§ WHAT TO DO
Copy the listing verbatim, excluding any images found in it.

------------------------------------

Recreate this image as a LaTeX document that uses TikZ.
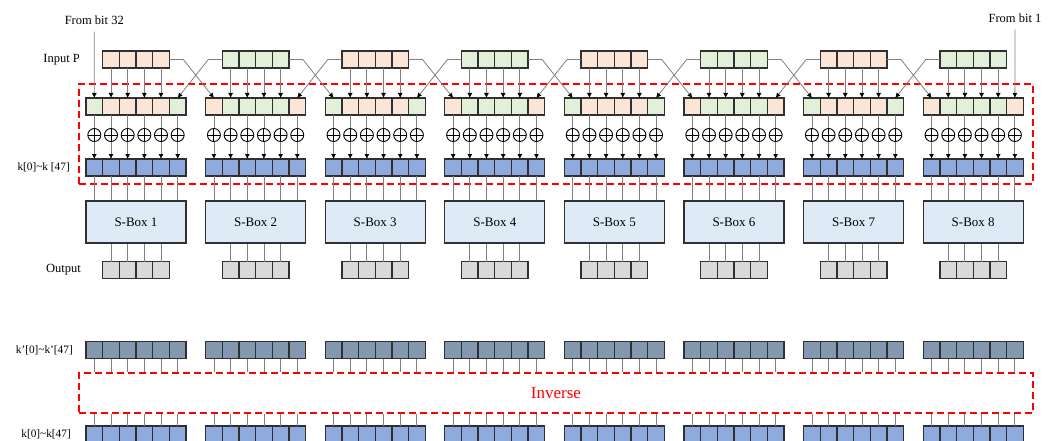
\documentclass[tikz,border=0pt]{standalone}
\usepackage{fontspec}
\setmainfont{Liberation Serif}
\usetikzlibrary{arrows.meta}
\definecolor{peach}{HTML}{FBE5D6}
\definecolor{mint}{HTML}{E2F0D9}
\definecolor{kblue}{HTML}{8FAADC}
\definecolor{kslate}{HTML}{8497B0}
\definecolor{ogray}{HTML}{D9D9D9}
\definecolor{sbfill}{HTML}{DEEBF7}
\definecolor{edgec}{HTML}{303030}
\definecolor{wirec}{HTML}{808080}
\begin{document}
\begin{tikzpicture}[x=1pt,y=-1pt,
  cell/.style={draw=edgec, line width=1.3pt, minimum width=16.667pt, minimum height=17pt, inner sep=0pt, outer sep=0pt},
  wire/.style={draw=wirec, line width=0.8pt},
  arr/.style={wire, -{Latex[length=5pt,width=5pt,color=black]}},
  xorc/.style={circle, draw=black, line width=0.9pt, minimum size=13pt, inner sep=0pt,
    path picture={\draw[black,line width=0.9pt] (path picture bounding box.north) -- (path picture bounding box.south)
      (path picture bounding box.west) -- (path picture bounding box.east);}},
  sbox/.style={draw=edgec, line width=1.3pt, fill=sbfill, minimum width=100pt, minimum height=42pt, inner sep=0pt,
    font=\fontsize{13}{15}\selectfont},
  lab/.style={anchor=east, inner sep=0pt, font=\fontsize{12.5}{14}\selectfont},
  klab/.style={anchor=east, inner sep=0pt, font=\fontsize{11.3}{13}\selectfont},
  redbox/.style={draw=red, line width=1.5pt, dash pattern=on 7pt off 4pt, inner sep=0pt}
]
\useasboundingbox (0,0) rectangle (1057,441);
\clip (0,0) rectangle (1057,441);

% dashed red frames
\node[redbox, minimum width=954pt, minimum height=100pt] (rnd) at (556,134) {};
\node[redbox, minimum width=954pt, minimum height=40pt, text=red, font=\fontsize{17}{19}\selectfont] (inv) at (556,393) {Inverse};

% labels
\node[lab] (lin) at (80,59.5) {Input P};
\node[klab] (lk) at (70,167.5) {k[0]\textasciitilde k [47]};
\node[lab] (lout) at (81,270) {Output};
\node[klab] (lkp) at (73,350) {k'[0]\textasciitilde k'[47]};
\node[klab] (lkb) at (71,434) {k[0]\textasciitilde k[47]};
\node[inner sep=0pt, font=\fontsize{12.5}{14}\selectfont] (fb32) at (94.3,20) {From bit 32};
\node[inner sep=0pt, font=\fontsize{12.5}{14}\selectfont] (fb1) at (1015,18) {From bit 1};

\foreach \i in {0,...,7}{
  \pgfmathsetmacro{\L}{86+119.6*\i}
  \pgfmathtruncatemacro{\n}{\i+1}
  \ifodd\i \def\own{mint}\def\oth{peach}\else \def\own{peach}\def\oth{mint}\fi
  % input P
  \foreach \j in {1,...,4}{
    \node[cell, fill=\own] (in-\i-\j) at ({\L+(\j+0.5)*16.667},59.5) {};
  }
  % expanded row
  \node[cell, fill=\oth] (ex-\i-0) at ({\L+0.5*16.667},106.5) {};
  \foreach \j in {1,...,4}{
    \node[cell, fill=\own] (ex-\i-\j) at ({\L+(\j+0.5)*16.667},106.5) {};
  }
  \node[cell, fill=\oth] (ex-\i-5) at ({\L+5.5*16.667},106.5) {};
  \foreach \j in {0,...,5}{
    \node[xorc] (x-\i-\j) at ({\L+(\j+0.5)*16.667},135) {};
    \node[cell, fill=kblue] (k-\i-\j) at ({\L+(\j+0.5)*16.667},167.5) {};
    \node[cell, fill=kslate] (kp-\i-\j) at ({\L+(\j+0.5)*16.667},350) {};
    \node[cell, fill=kblue] (kb-\i-\j) at ({\L+(\j+0.5)*16.667},434.5) {};
  }
  \node[sbox] (sb-\i) at ({\L+50},222) {S-Box \n};
  \foreach \j in {1,...,4}{
    \node[cell, fill=ogray] (o-\i-\j) at ({\L+(\j+0.5)*16.667},270) {};
  }
  % connectors
  \foreach \j in {1,...,4}{
    \draw[arr] (in-\i-\j.south) -- (ex-\i-\j.north);
    \draw[wire] (o-\i-\j.north |- sb-\i.south) -- (o-\i-\j.north);
  }
  \foreach \j in {0,...,5}{
    \draw[wire] (ex-\i-\j.south) -- (x-\i-\j.north);
    \draw[arr] (x-\i-\j.south) -- (k-\i-\j.north);
    \draw[wire] (k-\i-\j.south) -- (k-\i-\j.south |- sb-\i.north);
    \draw[wire] (kp-\i-\j.south) -- (kp-\i-\j.south |- inv.north);
    \draw[wire] (kb-\i-\j.north |- inv.south) -- (kb-\i-\j.north);
  }
}
% crossing wires between neighbouring groups
\foreach \i in {0,...,6}{
  \pgfmathtruncatemacro{\nx}{\i+1}
  \draw[arr] (in-\i-4.east) -- ++(14,0) -- (ex-\nx-0.north);
  \draw[arr] (in-\nx-1.west) -- ++(-14,0) -- (ex-\i-5.north);
}
\draw[arr] ([yshift=-7pt]fb32.south) -- (ex-0-0.north);
\draw[arr] ([yshift=-7pt]fb1.south) -- (ex-7-5.north);
\end{tikzpicture}
\end{document}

------------------------------------

§ SOLVED EXERCISE
Recreate this image as a LaTeX document that uses TikZ.
\documentclass[tikz,border=0pt]{standalone}
\usepackage{fontspec}
\setmainfont{Liberation Serif}
\usetikzlibrary{arrows.meta}
\definecolor{peach}{HTML}{FBE5D6}
\definecolor{mint}{HTML}{E2F0D9}
\definecolor{kblue}{HTML}{8FAADC}
\definecolor{kslate}{HTML}{8497B0}
\definecolor{ogray}{HTML}{D9D9D9}
\definecolor{sbfill}{HTML}{DEEBF7}
\definecolor{edgec}{HTML}{303030}
\definecolor{wirec}{HTML}{808080}
\begin{document}
\begin{tikzpicture}[x=1pt,y=-1pt,
  cell/.style={draw=edgec, line width=1.3pt, minimum width=16.667pt, minimum height=17pt, inner sep=0pt, outer sep=0pt},
  wire/.style={draw=wirec, line width=0.8pt},
  arr/.style={wire, -{Latex[length=5pt,width=5pt,color=black]}},
  xorc/.style={circle, draw=black, line width=0.9pt, minimum size=13pt, inner sep=0pt,
    path picture={\draw[black,line width=0.9pt] (path picture bounding box.north) -- (path picture bounding box.south)
      (path picture bounding box.west) -- (path picture bounding box.east);}},
  sbox/.style={draw=edgec, line width=1.3pt, fill=sbfill, minimum width=100pt, minimum height=42pt, inner sep=0pt,
    font=\fontsize{13}{15}\selectfont},
  lab/.style={anchor=east, inner sep=0pt, font=\fontsize{12.5}{14}\selectfont},
  klab/.style={anchor=east, inner sep=0pt, font=\fontsize{11.3}{13}\selectfont},
  redbox/.style={draw=red, line width=1.5pt, dash pattern=on 7pt off 4pt, inner sep=0pt}
]
\useasboundingbox (0,0) rectangle (1057,441);
\clip (0,0) rectangle (1057,441);

% dashed red frames
\node[redbox, minimum width=954pt, minimum height=100pt] (rnd) at (556,134) {};
\node[redbox, minimum width=954pt, minimum height=40pt, text=red, font=\fontsize{17}{19}\selectfont] (inv) at (556,393) {Inverse};

% labels
\node[lab] (lin) at (80,59.5) {Input P};
\node[klab] (lk) at (70,167.5) {k[0]\textasciitilde k [47]};
\node[lab] (lout) at (81,270) {Output};
\node[klab] (lkp) at (73,350) {k'[0]\textasciitilde k'[47]};
\node[klab] (lkb) at (71,434) {k[0]\textasciitilde k[47]};
\node[inner sep=0pt, font=\fontsize{12.5}{14}\selectfont] (fb32) at (94.3,20) {From bit 32};
\node[inner sep=0pt, font=\fontsize{12.5}{14}\selectfont] (fb1) at (1015,18) {From bit 1};

\foreach \i in {0,...,7}{
  \pgfmathsetmacro{\L}{86+119.6*\i}
  \pgfmathtruncatemacro{\n}{\i+1}
  \ifodd\i \def\own{mint}\def\oth{peach}\else \def\own{peach}\def\oth{mint}\fi
  % input P
  \foreach \j in {1,...,4}{
    \node[cell, fill=\own] (in-\i-\j) at ({\L+(\j+0.5)*16.667},59.5) {};
  }
  % expanded row
  \node[cell, fill=\oth] (ex-\i-0) at ({\L+0.5*16.667},106.5) {};
  \foreach \j in {1,...,4}{
    \node[cell, fill=\own] (ex-\i-\j) at ({\L+(\j+0.5)*16.667},106.5) {};
  }
  \node[cell, fill=\oth] (ex-\i-5) at ({\L+5.5*16.667},106.5) {};
  \foreach \j in {0,...,5}{
    \node[xorc] (x-\i-\j) at ({\L+(\j+0.5)*16.667},135) {};
    \node[cell, fill=kblue] (k-\i-\j) at ({\L+(\j+0.5)*16.667},167.5) {};
    \node[cell, fill=kslate] (kp-\i-\j) at ({\L+(\j+0.5)*16.667},350) {};
    \node[cell, fill=kblue] (kb-\i-\j) at ({\L+(\j+0.5)*16.667},434.5) {};
  }
  \node[sbox] (sb-\i) at ({\L+50},222) {S-Box \n};
  \foreach \j in {1,...,4}{
    \node[cell, fill=ogray] (o-\i-\j) at ({\L+(\j+0.5)*16.667},270) {};
  }
  % connectors
  \foreach \j in {1,...,4}{
    \draw[arr] (in-\i-\j.south) -- (ex-\i-\j.north);
    \draw[wire] (o-\i-\j.north |- sb-\i.south) -- (o-\i-\j.north);
  }
  \foreach \j in {0,...,5}{
    \draw[wire] (ex-\i-\j.south) -- (x-\i-\j.north);
    \draw[arr] (x-\i-\j.south) -- (k-\i-\j.north);
    \draw[wire] (k-\i-\j.south) -- (k-\i-\j.south |- sb-\i.north);
    \draw[wire] (kp-\i-\j.south) -- (kp-\i-\j.south |- inv.north);
    \draw[wire] (kb-\i-\j.north |- inv.south) -- (kb-\i-\j.north);
  }
}
% crossing wires between neighbouring groups
\foreach \i in {0,...,6}{
  \pgfmathtruncatemacro{\nx}{\i+1}
  \draw[arr] (in-\i-4.east) -- ++(14,0) -- (ex-\nx-0.north);
  \draw[arr] (in-\nx-1.west) -- ++(-14,0) -- (ex-\i-5.north);
}
\draw[arr] ([yshift=-7pt]fb32.south) -- (ex-0-0.north);
\draw[arr] ([yshift=-7pt]fb1.south) -- (ex-7-5.north);
\end{tikzpicture}
\end{document}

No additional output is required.